His op-eds on music, antisemitism and socio-cultural issues have been published in Variety, Billboard, Rolling Stone and The Jerusalem Post.

==Associations==
Currently serves on the City of Hope board and Belmont University's Mike Curb College of Entertainment & Music Business board, where he acts as an adjunct professor. He is a voting member of the Grammy's Producers & Engineers Wing, advisor to the Nashville and Tribeca Film Festivals, Music Advisor to Major League Soccer as well as the U.S. National Men's and Women's soccer teams and has served as both chairman and chairman emeritus of The Grammy Foundation. Additionally, he is a former board member of the Country Music Association.

In 2012, Schnur co-founded The Creative Community For Peace and in 2021 co-founded The Black-Jewish Entertainment Alliance.

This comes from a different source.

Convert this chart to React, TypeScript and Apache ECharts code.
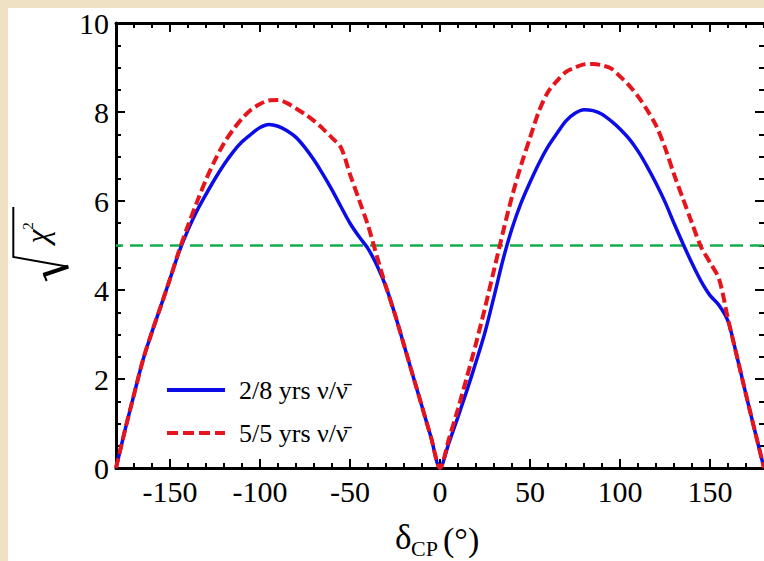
import React, { useEffect, useRef } from 'react';
import * as echarts from 'echarts';

const deltaCP = [
  -180, -175, -170, -165, -160, -155, -150, -145, -140, -135, -130, -125, -120,
  -115, -110, -105, -100, -95, -90, -85, -80, -75, -70, -65, -60, -55, -50, -45,
  -40, -35, -30, -25, -20, -15, -10, -5, 0, 5, 10, 15, 20, 25, 30, 35, 40, 45, 50,
  55, 60, 65, 70, 75, 80, 85, 90, 95, 100, 105, 110, 115, 120, 125, 130, 135, 140,
  145, 150, 155, 160, 165, 170, 175, 180,
];

const chi28 = [
  0, 0.85, 1.65, 2.43, 3.06, 3.65, 4.25, 4.85, 5.35, 5.78, 6.15, 6.5, 6.82,
  7.1, 7.33, 7.5, 7.65, 7.72, 7.68, 7.58, 7.43, 7.2, 6.92, 6.6, 6.25, 5.87, 5.5, 5.2,
  4.93, 4.55, 4.07, 3.45, 2.76, 2.07, 1.38, 0.69, 0, 0.57, 1.15, 1.75, 2.38, 3.05, 3.85, 4.68, 5.38, 5.95, 6.42,
  6.85, 7.22, 7.52, 7.8, 7.97, 8.05, 8.03, 7.95, 7.8, 7.62, 7.4, 7.12, 6.78, 6.4, 5.98, 5.5, 5.04, 4.6,
  4.2, 3.88, 3.66, 3.3, 2.5, 1.65, 0.82, 0,
];

const chi55 = [
  0, 0.85, 1.65, 2.43, 3.06, 3.65, 4.25, 4.88, 5.45, 5.98, 6.48, 6.92, 7.3,
  7.6, 7.85, 8.05, 8.18, 8.26, 8.27, 8.2, 8.08, 7.95, 7.8, 7.62, 7.42, 7.2, 6.6, 6.03,
  5.45, 4.75, 4.07, 3.45, 2.76, 2.07, 1.38, 0.69, 0, 0.66, 1.33, 2.05, 2.8, 3.6, 4.45, 5.3, 6.1, 6.8, 7.42,
  8.02, 8.45, 8.7, 8.9, 9.0, 9.07, 9.08, 9.05, 8.98, 8.8, 8.6, 8.35, 8.05, 7.7, 7.2, 6.6, 6.05, 5.5,
  4.97, 4.62, 4.25, 3.35, 2.5, 1.65, 0.82, 0,
];

const threshold = 5;
const majorXTicks = [-150, -100, -50, 0, 50, 100, 150];
const seriesNames = ['2/8 yrs ν/ν̄', '5/5 yrs ν/ν̄'];

const SERIF = 'Liberation Serif';
const BLUE = '#0c0ce8';
const RED = '#e6141c';
const GREEN = '#14ad4c';

export default function App() {
  const ref = useRef<HTMLDivElement>(null);

  useEffect(() => {
    document.documentElement.style.overflow = 'hidden';
    document.body.style.margin = '0';
    document.body.style.background = '#efe2c4';
    const chart = echarts.init(ref.current!, null, { renderer: 'svg' });

    const axisLineStyle = { color: '#000', width: 3 };
    const tickLineStyle = { color: '#000', width: 2 };

    const option: any = {
      animation: false,
      backgroundColor: '#ffffff',
      grid: { left: 108, right: 0, top: 14, bottom: 93, containLabel: false },
      xAxis: [
        {
          type: 'value', min: -180, max: 180, interval: 10, position: 'bottom',
          axisLine: { show: true, onZero: false, lineStyle: axisLineStyle },
          axisTick: { show: true, inside: true, length: 5, lineStyle: tickLineStyle },
          axisLabel: { show: false },
          splitLine: { show: false },
        },
        {
          type: 'value', min: -180, max: 180, position: 'bottom',
          axisLine: { show: false, onZero: false },
          axisTick: { show: true, inside: true, length: 9, customValues: majorXTicks, lineStyle: tickLineStyle },
          axisLabel: {
            show: true, customValues: majorXTicks, fontSize: 30, fontFamily: SERIF, color: '#000', margin: 8,
          },
          splitLine: { show: false },
        },
        {
          type: 'value', min: -180, max: 180, interval: 10, position: 'top',
          axisLine: { show: true, onZero: false, lineStyle: axisLineStyle },
          axisTick: { show: true, inside: true, length: 5, lineStyle: tickLineStyle },
          axisLabel: { show: false },
          splitLine: { show: false },
        },
        {
          type: 'value', min: -180, max: 180, position: 'top',
          axisLine: { show: false, onZero: false },
          axisTick: { show: true, inside: true, length: 9, customValues: majorXTicks, lineStyle: tickLineStyle },
          axisLabel: { show: false },
          splitLine: { show: false },
        },
      ],
      yAxis: [
        {
          type: 'value', min: 0, max: 10, interval: 2, position: 'left',
          axisLine: { show: true, onZero: false, lineStyle: axisLineStyle },
          axisTick: { show: true, inside: true, length: 9, lineStyle: tickLineStyle },
          minorTick: { show: true, splitNumber: 4, length: 5, lineStyle: tickLineStyle },
          axisLabel: { show: true, fontSize: 30, fontFamily: SERIF, color: '#000', margin: 7 },
          splitLine: { show: false },
        },
        {
          type: 'value', min: 0, max: 10, interval: 2, position: 'right',
          axisLine: { show: false, onZero: false },
          axisTick: { show: true, inside: true, length: 9, lineStyle: tickLineStyle },
          minorTick: { show: true, splitNumber: 4, length: 5, lineStyle: tickLineStyle },
          axisLabel: { show: false },
          splitLine: { show: false },
        },
      ],
      legend: {
        orient: 'vertical',
        left: 157,
        top: 369,
        padding: 0,
        itemWidth: 58,
        itemHeight: 26,
        itemGap: 17,
        selectedMode: false,
        itemStyle: { opacity: 0 },
        textStyle: { fontFamily: SERIF, fontSize: 26, color: '#000', padding: [0, 0, 0, 9] },
        data: [
          { name: seriesNames[0], itemStyle: { opacity: 0 }, lineStyle: { color: BLUE, width: 4, type: 'solid' } },
          { name: seriesNames[1], itemStyle: { opacity: 0 }, lineStyle: { color: RED, width: 4, type: [11, 5] } },
        ],
      },
      series: [
        {
          name: seriesNames[0],
          type: 'line',
          xAxisIndex: 0,
          yAxisIndex: 0,
          data: deltaCP.map((x, i) => [x, chi28[i]]),
          symbol: 'none',
          showSymbol: false,
          smooth: 0.3,
          lineStyle: { color: BLUE, width: 3.5 },
          itemStyle: { color: BLUE },
          z: 3,
          markLine: {
            silent: true,
            symbol: ['none', 'none'],
            label: { show: false },
            lineStyle: { color: GREEN, width: 2.5, type: [13, 7], dashOffset: 6 },
            data: [[{ coord: [-180, threshold] }, { coord: [180, threshold] }]],
            z: 2,
          },
        },
        {
          name: seriesNames[1],
          type: 'line',
          xAxisIndex: 0,
          yAxisIndex: 0,
          data: deltaCP.map((x, i) => [x, chi55[i]]),
          symbol: 'none',
          showSymbol: false,
          smooth: 0.3,
          lineStyle: { color: RED, width: 4, type: [10, 4.5] },
          itemStyle: { color: RED },
          z: 4,
        },
      ],
      graphic: [
        // x-axis title: δ_CP (°)
        {
          type: 'text', x: 387, y: 529,
          style: { text: 'δ', font: `35px "${SERIF}"`, fill: '#000', align: 'left', verticalAlign: 'middle', textAlign: 'left', textVerticalAlign: 'middle' },
        },
        {
          type: 'text', x: 403, y: 540,
          style: { text: 'CP', font: `22px "${SERIF}"`, fill: '#000', align: 'left', verticalAlign: 'middle', textAlign: 'left', textVerticalAlign: 'middle' },
        },
        {
          type: 'text', x: 435, y: 531,
          style: { text: '(°)', font: `34px "${SERIF}"`, fill: '#000', align: 'left', verticalAlign: 'middle', textAlign: 'left', textVerticalAlign: 'middle' },
        },
        // y-axis title: sqrt(chi^2), rotated
        {
          type: 'polyline',
          shape: { points: [[5.3, 199], [5.3, 249], [60.3, 258.7]] },
          style: { stroke: '#000', lineWidth: 2, fill: null },
        },
        {
          type: 'polyline',
          shape: { points: [[60.3, 258.7], [35.3, 267]] },
          style: { stroke: '#000', lineWidth: 4, fill: null },
        },
        {
          type: 'polyline',
          shape: { points: [[36, 266.5], [38.7, 273]] },
          style: { stroke: '#000', lineWidth: 2, fill: null },
        },
        {
          type: 'text', x: 28.5, y: 228.5, rotation: Math.PI / 2,
          style: { text: 'χ', font: `italic 32px "${SERIF}"`, fill: '#000', align: 'center', verticalAlign: 'middle', textAlign: 'center', textVerticalAlign: 'middle' },
        },
        {
          type: 'text', x: 20, y: 218, rotation: Math.PI / 2,
          style: { text: '2', font: `15px "${SERIF}"`, fill: '#000', align: 'center', verticalAlign: 'middle', textAlign: 'center', textVerticalAlign: 'middle' },
        },
      ],
    };

    chart.setOption(option);
    return () => chart.dispose();
  }, []);

  return (
    <div
      ref={ref}
      style={{ width: 756, height: 553, marginLeft: 8, paddingTop: 0, position: 'absolute', left: 0, top: 8, background: '#ffffff' }}
    />
  );
}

==Awards and recognition==
- 2009: 'MUSEXPO's International Music Person of the Year
- 2009: ACLU’s Bill of Rights Award
- 2012: The Guild of Music Supervisor's Music Supervisor of the Year
- 2014: MUSEXPO’s International Music Supervisor of the Year
- Honored by The Lili Clare Foundation
- 2018: Best Music Supervision in a Video Game for FIFA 18 by The Guild of Music Supervisors
- 2019: Nomination: 'Best Music Supervision in a Video Game' by The Guild of Music Supervisors
- 2020: Nomination: 'Best Music Supervision in a Video Game' by The Guild of Music Supervisors
- 2021: Nomination: 'Best Music Supervision in a Video Game' by The Guild of Music Supervisors
- 2023: Best Music Supervision in a Video Game' by The Guild of Music Supervisors
- 2024: Society of Composers & Lyricists Trailblazer Award
- 2024: GRAMMY® Award Winner: ‘Best Score Soundtrack For Video Games And Other Interactive Media’ for Star Wars Jedi: Survivor
- 2025: Guild of Music Supervisors Winner: Best Music Supervision in a Video Game (Synch) -- EA FC 25
- 2025: Guild of Music Supervisors Winner: Best Music Supervision in a Video Game (Original Music) -- Dragon Age: The Veilguard
- 2025: GRAMMY® Award Winner: ‘Best Audiobook, Narration, and Storytelling Recording’ for Former President Jimmy Carter’s Last Sundays in Plains: A Centennial Celebration.